_Dataset rows_.
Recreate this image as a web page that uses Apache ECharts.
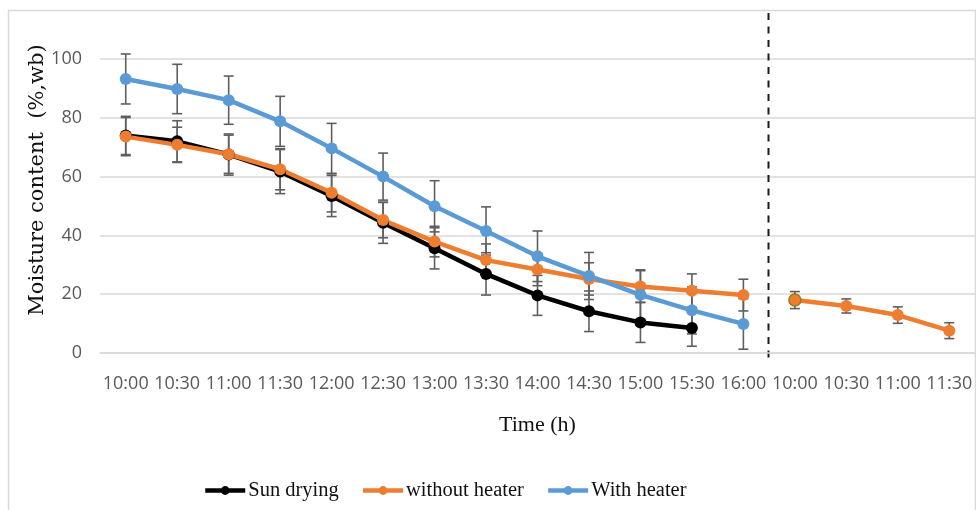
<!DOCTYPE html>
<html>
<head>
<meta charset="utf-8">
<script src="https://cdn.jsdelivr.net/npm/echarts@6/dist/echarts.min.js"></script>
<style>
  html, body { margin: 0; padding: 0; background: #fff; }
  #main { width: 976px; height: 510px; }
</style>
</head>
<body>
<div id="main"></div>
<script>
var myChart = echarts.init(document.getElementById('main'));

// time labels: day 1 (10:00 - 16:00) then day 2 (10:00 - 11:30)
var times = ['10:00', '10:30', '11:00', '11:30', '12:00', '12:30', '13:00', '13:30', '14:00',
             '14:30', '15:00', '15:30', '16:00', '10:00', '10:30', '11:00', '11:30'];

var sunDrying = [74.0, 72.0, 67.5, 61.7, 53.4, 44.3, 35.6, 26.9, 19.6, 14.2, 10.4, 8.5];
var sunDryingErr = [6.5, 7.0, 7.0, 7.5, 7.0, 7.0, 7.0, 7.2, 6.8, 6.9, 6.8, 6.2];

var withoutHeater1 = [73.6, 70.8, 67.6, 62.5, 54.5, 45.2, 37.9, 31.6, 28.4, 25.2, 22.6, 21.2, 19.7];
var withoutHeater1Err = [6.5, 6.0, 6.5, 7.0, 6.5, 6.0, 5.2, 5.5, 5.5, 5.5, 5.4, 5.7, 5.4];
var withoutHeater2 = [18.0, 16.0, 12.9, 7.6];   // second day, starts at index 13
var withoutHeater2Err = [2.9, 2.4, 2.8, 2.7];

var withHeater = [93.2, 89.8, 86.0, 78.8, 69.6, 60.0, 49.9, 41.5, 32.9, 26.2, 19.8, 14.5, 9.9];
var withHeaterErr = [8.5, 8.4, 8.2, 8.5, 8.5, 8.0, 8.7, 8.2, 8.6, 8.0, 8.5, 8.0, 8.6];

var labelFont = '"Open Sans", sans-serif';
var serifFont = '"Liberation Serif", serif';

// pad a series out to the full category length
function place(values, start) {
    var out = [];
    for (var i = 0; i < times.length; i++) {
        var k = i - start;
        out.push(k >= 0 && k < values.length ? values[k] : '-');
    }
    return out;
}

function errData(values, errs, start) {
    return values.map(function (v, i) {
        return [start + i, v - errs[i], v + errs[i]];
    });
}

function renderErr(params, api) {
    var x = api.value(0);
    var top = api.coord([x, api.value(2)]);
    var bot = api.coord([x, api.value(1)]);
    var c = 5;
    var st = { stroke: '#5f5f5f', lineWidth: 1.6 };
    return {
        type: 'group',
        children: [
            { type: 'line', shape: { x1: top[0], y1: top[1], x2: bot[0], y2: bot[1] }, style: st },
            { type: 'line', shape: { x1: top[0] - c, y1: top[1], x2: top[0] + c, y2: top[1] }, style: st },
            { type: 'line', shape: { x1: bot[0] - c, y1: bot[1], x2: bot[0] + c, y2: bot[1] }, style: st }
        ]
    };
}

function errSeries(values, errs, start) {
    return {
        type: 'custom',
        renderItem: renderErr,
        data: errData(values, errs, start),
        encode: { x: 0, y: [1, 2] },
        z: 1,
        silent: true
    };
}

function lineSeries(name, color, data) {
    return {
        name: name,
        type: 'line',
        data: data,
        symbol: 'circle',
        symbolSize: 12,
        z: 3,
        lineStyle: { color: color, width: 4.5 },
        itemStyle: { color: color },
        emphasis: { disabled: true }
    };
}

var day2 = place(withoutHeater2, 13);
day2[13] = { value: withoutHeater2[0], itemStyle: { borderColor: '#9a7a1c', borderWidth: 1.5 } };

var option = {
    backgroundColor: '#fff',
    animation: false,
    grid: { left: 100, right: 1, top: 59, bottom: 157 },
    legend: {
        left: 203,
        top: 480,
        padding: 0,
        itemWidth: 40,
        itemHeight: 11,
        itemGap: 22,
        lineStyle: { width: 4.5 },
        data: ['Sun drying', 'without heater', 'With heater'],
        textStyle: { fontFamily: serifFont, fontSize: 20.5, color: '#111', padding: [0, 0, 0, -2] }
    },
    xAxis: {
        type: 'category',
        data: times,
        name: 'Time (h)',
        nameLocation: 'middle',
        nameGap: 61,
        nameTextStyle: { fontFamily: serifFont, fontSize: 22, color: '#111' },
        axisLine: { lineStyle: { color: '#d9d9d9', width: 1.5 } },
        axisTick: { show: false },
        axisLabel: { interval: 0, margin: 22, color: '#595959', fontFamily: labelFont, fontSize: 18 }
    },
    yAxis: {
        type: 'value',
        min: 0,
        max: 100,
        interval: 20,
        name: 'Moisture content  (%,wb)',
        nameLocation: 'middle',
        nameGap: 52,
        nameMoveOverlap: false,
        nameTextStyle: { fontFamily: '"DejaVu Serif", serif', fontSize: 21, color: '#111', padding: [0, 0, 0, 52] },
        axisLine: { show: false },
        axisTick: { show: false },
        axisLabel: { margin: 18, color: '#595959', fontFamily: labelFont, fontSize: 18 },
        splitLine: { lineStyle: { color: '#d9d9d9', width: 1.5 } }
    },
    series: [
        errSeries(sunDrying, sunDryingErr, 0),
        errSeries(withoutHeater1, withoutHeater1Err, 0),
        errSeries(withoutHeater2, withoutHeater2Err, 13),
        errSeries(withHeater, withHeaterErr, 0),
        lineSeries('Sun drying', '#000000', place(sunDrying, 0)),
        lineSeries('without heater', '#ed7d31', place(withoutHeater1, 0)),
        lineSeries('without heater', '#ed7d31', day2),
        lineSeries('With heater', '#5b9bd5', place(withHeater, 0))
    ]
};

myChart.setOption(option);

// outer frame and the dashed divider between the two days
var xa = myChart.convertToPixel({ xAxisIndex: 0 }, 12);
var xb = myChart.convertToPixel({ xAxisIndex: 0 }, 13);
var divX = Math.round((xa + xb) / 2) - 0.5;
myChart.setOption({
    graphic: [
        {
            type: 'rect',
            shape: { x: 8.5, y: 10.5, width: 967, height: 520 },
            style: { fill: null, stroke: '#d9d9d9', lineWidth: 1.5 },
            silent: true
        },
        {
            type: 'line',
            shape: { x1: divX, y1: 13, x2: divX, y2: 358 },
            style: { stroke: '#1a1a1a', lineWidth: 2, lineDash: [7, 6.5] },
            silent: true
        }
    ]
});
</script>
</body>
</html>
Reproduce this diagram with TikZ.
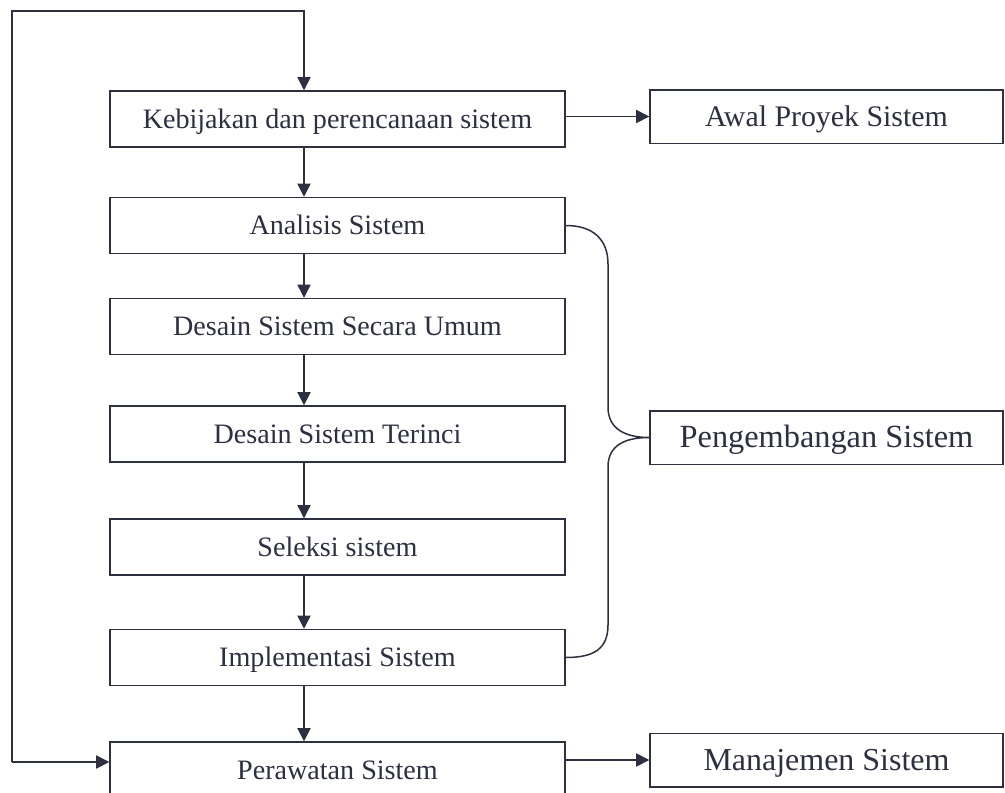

_Exercise prompt_.
Write out each line again precisely as it appears, skipping every picture.

_Full response_.
Recreate this image as a web page that uses Apache ECharts.
<!DOCTYPE html>
<html>
<head>
<meta charset="utf-8">
<script src="https://cdn.jsdelivr.net/npm/echarts@6/dist/echarts.min.js"></script>
<style>
  html, body { margin: 0; padding: 0; background: #fff; }
  #main { width: 976px; height: 510px; }
</style>
</head>
<body>
<div id="main"></div>
<script>
var myChart = echarts.init(document.getElementById('main'));

// time labels: day 1 (10:00 - 16:00) then day 2 (10:00 - 11:30)
var times = ['10:00', '10:30', '11:00', '11:30', '12:00', '12:30', '13:00', '13:30', '14:00',
             '14:30', '15:00', '15:30', '16:00', '10:00', '10:30', '11:00', '11:30'];

var sunDrying = [74.0, 72.0, 67.5, 61.7, 53.4, 44.3, 35.6, 26.9, 19.6, 14.2, 10.4, 8.5];
var sunDryingErr = [6.5, 7.0, 7.0, 7.5, 7.0, 7.0, 7.0, 7.2, 6.8, 6.9, 6.8, 6.2];

var withoutHeater1 = [73.6, 70.8, 67.6, 62.5, 54.5, 45.2, 37.9, 31.6, 28.4, 25.2, 22.6, 21.2, 19.7];
var withoutHeater1Err = [6.5, 6.0, 6.5, 7.0, 6.5, 6.0, 5.2, 5.5, 5.5, 5.5, 5.4, 5.7, 5.4];
var withoutHeater2 = [18.0, 16.0, 12.9, 7.6];   // second day, starts at index 13
var withoutHeater2Err = [2.9, 2.4, 2.8, 2.7];

var withHeater = [93.2, 89.8, 86.0, 78.8, 69.6, 60.0, 49.9, 41.5, 32.9, 26.2, 19.8, 14.5, 9.9];
var withHeaterErr = [8.5, 8.4, 8.2, 8.5, 8.5, 8.0, 8.7, 8.2, 8.6, 8.0, 8.5, 8.0, 8.6];

var labelFont = '"Open Sans", sans-serif';
var serifFont = '"Liberation Serif", serif';

// pad a series out to the full category length
function place(values, start) {
    var out = [];
    for (var i = 0; i < times.length; i++) {
        var k = i - start;
        out.push(k >= 0 && k < values.length ? values[k] : '-');
    }
    return out;
}

function errData(values, errs, start) {
    return values.map(function (v, i) {
        return [start + i, v - errs[i], v + errs[i]];
    });
}

function renderErr(params, api) {
    var x = api.value(0);
    var top = api.coord([x, api.value(2)]);
    var bot = api.coord([x, api.value(1)]);
    var c = 5;
    var st = { stroke: '#5f5f5f', lineWidth: 1.6 };
    return {
        type: 'group',
        children: [
            { type: 'line', shape: { x1: top[0], y1: top[1], x2: bot[0], y2: bot[1] }, style: st },
            { type: 'line', shape: { x1: top[0] - c, y1: top[1], x2: top[0] + c, y2: top[1] }, style: st },
            { type: 'line', shape: { x1: bot[0] - c, y1: bot[1], x2: bot[0] + c, y2: bot[1] }, style: st }
        ]
    };
}

function errSeries(values, errs, start) {
    return {
        type: 'custom',
        renderItem: renderErr,
        data: errData(values, errs, start),
        encode: { x: 0, y: [1, 2] },
        z: 1,
        silent: true
    };
}

function lineSeries(name, color, data) {
    return {
        name: name,
        type: 'line',
        data: data,
        symbol: 'circle',
        symbolSize: 12,
        z: 3,
        lineStyle: { color: color, width: 4.5 },
        itemStyle: { color: color },
        emphasis: { disabled: true }
    };
}

var day2 = place(withoutHeater2, 13);
day2[13] = { value: withoutHeater2[0], itemStyle: { borderColor: '#9a7a1c', borderWidth: 1.5 } };

var option = {
    backgroundColor: '#fff',
    animation: false,
    grid: { left: 100, right: 1, top: 59, bottom: 157 },
    legend: {
        left: 203,
        top: 480,
        padding: 0,
        itemWidth: 40,
        itemHeight: 11,
        itemGap: 22,
        lineStyle: { width: 4.5 },
        data: ['Sun drying', 'without heater', 'With heater'],
        textStyle: { fontFamily: serifFont, fontSize: 20.5, color: '#111', padding: [0, 0, 0, -2] }
    },
    xAxis: {
        type: 'category',
        data: times,
        name: 'Time (h)',
        nameLocation: 'middle',
        nameGap: 61,
        nameTextStyle: { fontFamily: serifFont, fontSize: 22, color: '#111' },
        axisLine: { lineStyle: { color: '#d9d9d9', width: 1.5 } },
        axisTick: { show: false },
        axisLabel: { interval: 0, margin: 22, color: '#595959', fontFamily: labelFont, fontSize: 18 }
    },
    yAxis: {
        type: 'value',
        min: 0,
        max: 100,
        interval: 20,
        name: 'Moisture content  (%,wb)',
        nameLocation: 'middle',
        nameGap: 52,
        nameMoveOverlap: false,
        nameTextStyle: { fontFamily: '"DejaVu Serif", serif', fontSize: 21, color: '#111', padding: [0, 0, 0, 52] },
        axisLine: { show: false },
        axisTick: { show: false },
        axisLabel: { margin: 18, color: '#595959', fontFamily: labelFont, fontSize: 18 },
        splitLine: { lineStyle: { color: '#d9d9d9', width: 1.5 } }
    },
    series: [
        errSeries(sunDrying, sunDryingErr, 0),
        errSeries(withoutHeater1, withoutHeater1Err, 0),
        errSeries(withoutHeater2, withoutHeater2Err, 13),
        errSeries(withHeater, withHeaterErr, 0),
        lineSeries('Sun drying', '#000000', place(sunDrying, 0)),
        lineSeries('without heater', '#ed7d31', place(withoutHeater1, 0)),
        lineSeries('without heater', '#ed7d31', day2),
        lineSeries('With heater', '#5b9bd5', place(withHeater, 0))
    ]
};

myChart.setOption(option);

// outer frame and the dashed divider between the two days
var xa = myChart.convertToPixel({ xAxisIndex: 0 }, 12);
var xb = myChart.convertToPixel({ xAxisIndex: 0 }, 13);
var divX = Math.round((xa + xb) / 2) - 0.5;
myChart.setOption({
    graphic: [
        {
            type: 'rect',
            shape: { x: 8.5, y: 10.5, width: 967, height: 520 },
            style: { fill: null, stroke: '#d9d9d9', lineWidth: 1.5 },
            silent: true
        },
        {
            type: 'line',
            shape: { x1: divX, y1: 13, x2: divX, y2: 358 },
            style: { stroke: '#1a1a1a', lineWidth: 2, lineDash: [7, 6.5] },
            silent: true
        }
    ]
});
</script>
</body>
</html>
Reproduce this diagram with TikZ.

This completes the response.